§ Aim: Your task is to copy the listing exactly. Drop any pictures from the copy.

§ Source data:
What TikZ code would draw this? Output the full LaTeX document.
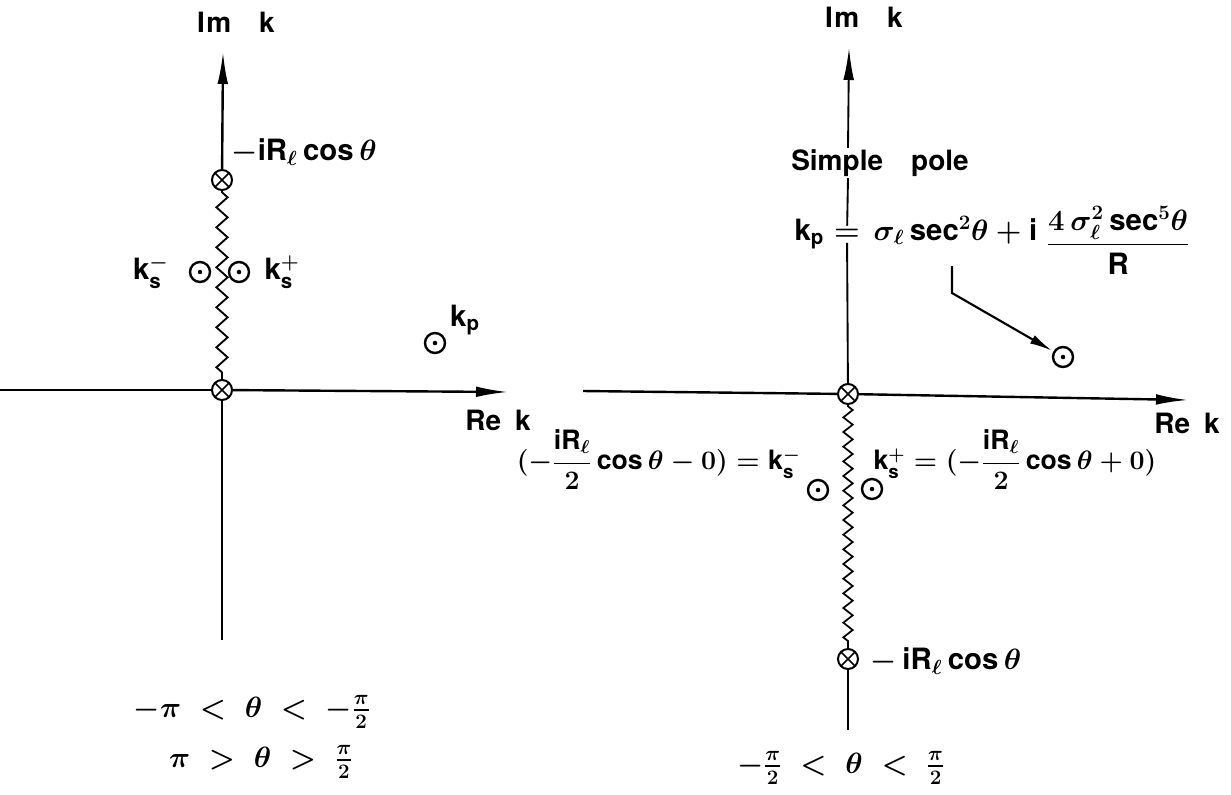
\documentclass[tikz,border=0pt]{standalone}
\usepackage{fix-cm}
\usepackage{amsmath}
\usepackage{fontspec}
\setmainfont{TeX Gyre Heros}
\usetikzlibrary{arrows.meta,decorations.pathmorphing}
\begin{document}
\begin{tikzpicture}[x=0.75pt,y=-0.75pt,
  every node/.style={font=\fontsize{21}{25}\selectfont\bfseries\boldmath, inner sep=1pt},
  mth/.style={font=\fontsize{22}{26}\selectfont\bfseries\boldmath},
  mths/.style={font=\fontsize{20}{24}\selectfont\bfseries\boldmath},
  axis/.style={line width=1.8pt},
  axarrow/.style={axis, -{Latex[length=24pt,width=8pt]}},
  xcirc/.style={circle, draw, line width=1.5pt, minimum size=15pt, inner sep=0pt, fill=white,
    path picture={\draw[line width=1.1pt] (path picture bounding box.south west) -- (path picture bounding box.north east)
      (path picture bounding box.north west) -- (path picture bounding box.south east);}},
  odot/.style={circle, draw, line width=1.8pt, minimum size=15pt, inner sep=0pt,
    path picture={\fill (path picture bounding box.center) circle (1.7pt);}},
  zigL/.style={line width=1.4pt, decorate, decoration={zigzag, segment length=15pt, amplitude=4.2pt, pre length=1pt, post length=1pt}},
  zigR/.style={line width=1.3pt, decorate, decoration={zigzag, segment length=11pt, amplitude=3.5pt, pre length=1pt, post length=1pt}},
  pointer/.style={line width=1.6pt, -{Latex[length=17pt,width=7pt]}, shorten >=1pt}
]
\useasboundingbox (0,0) rectangle (1231,794);

% ---------------- left diagram ----------------
\coordinate (lvt) at (223,52);
\coordinate (lvb) at (222,640);
\coordinate (lhl) at (0,390);
\coordinate (lhr) at (508,392);
\node[xcirc] (oa) at (222,390) {};
\node[xcirc] (xa) at (222,180) {};
\draw[axis] (lvb) -- (oa);
\draw[axarrow] (xa) -- (lvt);
\draw[axis] (lhl) -- (oa);
\draw[axarrow] (oa) -- (lhr);
\draw[zigL] (xa) -- (oa);
\node[odot] (ksmL) at (200,272) {};
\node[odot] (kspL) at (239,272) {};
\node[odot] (kpL) at (435,343) {};

\node (imL) at (236,22) {I\kern1pt m\quad k};
\node (reL) at (498,420) {Re\enspace k};
\node[mth, anchor=west] (labxa) at (230,152) {$-\mathrm{iR}_{\ell}\,\mathrm{cos}\,\theta$};
\node[mth, anchor=east] (labksmL) at (170,272) {$\mathrm{k}_{\mathrm{s}}^{-}$};
\node[mth, anchor=west] (labkspL) at (263,272) {$\mathrm{k}_{\mathrm{s}}^{+}$};
\node[mth] (labkpL) at (465,320) {$\mathrm{k}_{\mathrm{p}}$};
\node[mth] (condL1) at (252,712) {$-\pi\;<\;\theta\;<\;-\frac{\pi}{2}$};
\node[mth] (condL2) at (261,762) {$\pi\;>\;\theta\;>\;\frac{\pi}{2}$};

% ---------------- right diagram ----------------
\coordinate (rvt) at (849,48);
\coordinate (rvb) at (848,730);
\coordinate (rhl) at (583,391);
\coordinate (rhr) at (1188,400);
\node[xcirc] (ob) at (848,394) {};
\node[xcirc] (xb) at (848,659) {};
\node (simple) at (880,163) {Simple\quad pole};
\node[mth, anchor=base, fill=white, inner sep=2pt] (fmleq) at (847,240) {$=$};
\node[mth, anchor=base east] (fmlk) at (fmleq.base west) {$\mathrm{k}_{\mathrm{p}}\,$};
\node[mth, anchor=base west] (fmlr) at (fmleq.base east) {$\;\sigma_{\ell}\,\mathrm{sec}^{2}\theta + \mathrm{i}\;\raisebox{-9pt}{$\dfrac{4\,\sigma_{\ell}^{2}\,\mathrm{sec}^{5}\theta}{\mathrm{R}}$}$};
\draw[axis, line width=1.4pt] (ob) -- (fmleq);
\draw[axis, line width=1.4pt] (fmleq) -- (ob |- simple.south);
\draw[axarrow, line width=1.4pt] (ob |- simple.north) -- (rvt);
\draw[axis] (rhl) -- (ob);
\draw[axarrow] (ob) -- (rhr);
\draw[zigR] (ob) -- (xb);
\draw[axis, line width=1.4pt] (xb) -- (rvb);
\node[odot] (ksmR) at (818,490) {};
\node[odot] (kspR) at (872,489) {};
\node[odot] (kpR) at (1063,357) {};

\coordinate (ps) at (952,266);
\coordinate (pb) at (952,293);
\draw[pointer] (ps) -- (pb) -- (kpR);

\node (imR) at (864,17) {I\kern1pt m\quad k};
\node (reR) at (1187,423) {Re\enspace k};
\node[mths, anchor=east] (labksmR) at (802,460) {$(-\dfrac{\mathrm{iR}_{\ell}}{2}\,\mathrm{cos}\,\theta - 0) = \mathrm{k}_{\mathrm{s}}^{-}$};
\node[mths, anchor=west] (labkspR) at (872,460) {$\mathrm{k}_{\mathrm{s}}^{+} = (-\dfrac{\mathrm{iR}_{\ell}}{2}\,\mathrm{cos}\,\theta + 0)$};
\node[mth, anchor=west] (labxb) at (869,661) {$-\,\mathrm{iR}_{\ell}\,\mathrm{cos}\,\theta$};
\node[mth] (condR) at (841,768) {$-\frac{\pi}{2}\;<\;\theta\;<\;\frac{\pi}{2}$};
\end{tikzpicture}
\end{document}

§ Answer below:
What TikZ code would draw this? Output the full LaTeX document.
\documentclass[tikz,border=0pt]{standalone}
\usepackage{fix-cm}
\usepackage{amsmath}
\usepackage{fontspec}
\setmainfont{TeX Gyre Heros}
\usetikzlibrary{arrows.meta,decorations.pathmorphing}
\begin{document}
\begin{tikzpicture}[x=0.75pt,y=-0.75pt,
  every node/.style={font=\fontsize{21}{25}\selectfont\bfseries\boldmath, inner sep=1pt},
  mth/.style={font=\fontsize{22}{26}\selectfont\bfseries\boldmath},
  mths/.style={font=\fontsize{20}{24}\selectfont\bfseries\boldmath},
  axis/.style={line width=1.8pt},
  axarrow/.style={axis, -{Latex[length=24pt,width=8pt]}},
  xcirc/.style={circle, draw, line width=1.5pt, minimum size=15pt, inner sep=0pt, fill=white,
    path picture={\draw[line width=1.1pt] (path picture bounding box.south west) -- (path picture bounding box.north east)
      (path picture bounding box.north west) -- (path picture bounding box.south east);}},
  odot/.style={circle, draw, line width=1.8pt, minimum size=15pt, inner sep=0pt,
    path picture={\fill (path picture bounding box.center) circle (1.7pt);}},
  zigL/.style={line width=1.4pt, decorate, decoration={zigzag, segment length=15pt, amplitude=4.2pt, pre length=1pt, post length=1pt}},
  zigR/.style={line width=1.3pt, decorate, decoration={zigzag, segment length=11pt, amplitude=3.5pt, pre length=1pt, post length=1pt}},
  pointer/.style={line width=1.6pt, -{Latex[length=17pt,width=7pt]}, shorten >=1pt}
]
\useasboundingbox (0,0) rectangle (1231,794);

% ---------------- left diagram ----------------
\coordinate (lvt) at (223,52);
\coordinate (lvb) at (222,640);
\coordinate (lhl) at (0,390);
\coordinate (lhr) at (508,392);
\node[xcirc] (oa) at (222,390) {};
\node[xcirc] (xa) at (222,180) {};
\draw[axis] (lvb) -- (oa);
\draw[axarrow] (xa) -- (lvt);
\draw[axis] (lhl) -- (oa);
\draw[axarrow] (oa) -- (lhr);
\draw[zigL] (xa) -- (oa);
\node[odot] (ksmL) at (200,272) {};
\node[odot] (kspL) at (239,272) {};
\node[odot] (kpL) at (435,343) {};

\node (imL) at (236,22) {I\kern1pt m\quad k};
\node (reL) at (498,420) {Re\enspace k};
\node[mth, anchor=west] (labxa) at (230,152) {$-\mathrm{iR}_{\ell}\,\mathrm{cos}\,\theta$};
\node[mth, anchor=east] (labksmL) at (170,272) {$\mathrm{k}_{\mathrm{s}}^{-}$};
\node[mth, anchor=west] (labkspL) at (263,272) {$\mathrm{k}_{\mathrm{s}}^{+}$};
\node[mth] (labkpL) at (465,320) {$\mathrm{k}_{\mathrm{p}}$};
\node[mth] (condL1) at (252,712) {$-\pi\;<\;\theta\;<\;-\frac{\pi}{2}$};
\node[mth] (condL2) at (261,762) {$\pi\;>\;\theta\;>\;\frac{\pi}{2}$};

% ---------------- right diagram ----------------
\coordinate (rvt) at (849,48);
\coordinate (rvb) at (848,730);
\coordinate (rhl) at (583,391);
\coordinate (rhr) at (1188,400);
\node[xcirc] (ob) at (848,394) {};
\node[xcirc] (xb) at (848,659) {};
\node (simple) at (880,163) {Simple\quad pole};
\node[mth, anchor=base, fill=white, inner sep=2pt] (fmleq) at (847,240) {$=$};
\node[mth, anchor=base east] (fmlk) at (fmleq.base west) {$\mathrm{k}_{\mathrm{p}}\,$};
\node[mth, anchor=base west] (fmlr) at (fmleq.base east) {$\;\sigma_{\ell}\,\mathrm{sec}^{2}\theta + \mathrm{i}\;\raisebox{-9pt}{$\dfrac{4\,\sigma_{\ell}^{2}\,\mathrm{sec}^{5}\theta}{\mathrm{R}}$}$};
\draw[axis, line width=1.4pt] (ob) -- (fmleq);
\draw[axis, line width=1.4pt] (fmleq) -- (ob |- simple.south);
\draw[axarrow, line width=1.4pt] (ob |- simple.north) -- (rvt);
\draw[axis] (rhl) -- (ob);
\draw[axarrow] (ob) -- (rhr);
\draw[zigR] (ob) -- (xb);
\draw[axis, line width=1.4pt] (xb) -- (rvb);
\node[odot] (ksmR) at (818,490) {};
\node[odot] (kspR) at (872,489) {};
\node[odot] (kpR) at (1063,357) {};

\coordinate (ps) at (952,266);
\coordinate (pb) at (952,293);
\draw[pointer] (ps) -- (pb) -- (kpR);

\node (imR) at (864,17) {I\kern1pt m\quad k};
\node (reR) at (1187,423) {Re\enspace k};
\node[mths, anchor=east] (labksmR) at (802,460) {$(-\dfrac{\mathrm{iR}_{\ell}}{2}\,\mathrm{cos}\,\theta - 0) = \mathrm{k}_{\mathrm{s}}^{-}$};
\node[mths, anchor=west] (labkspR) at (872,460) {$\mathrm{k}_{\mathrm{s}}^{+} = (-\dfrac{\mathrm{iR}_{\ell}}{2}\,\mathrm{cos}\,\theta + 0)$};
\node[mth, anchor=west] (labxb) at (869,661) {$-\,\mathrm{iR}_{\ell}\,\mathrm{cos}\,\theta$};
\node[mth] (condR) at (841,768) {$-\frac{\pi}{2}\;<\;\theta\;<\;\frac{\pi}{2}$};
\end{tikzpicture}
\end{document}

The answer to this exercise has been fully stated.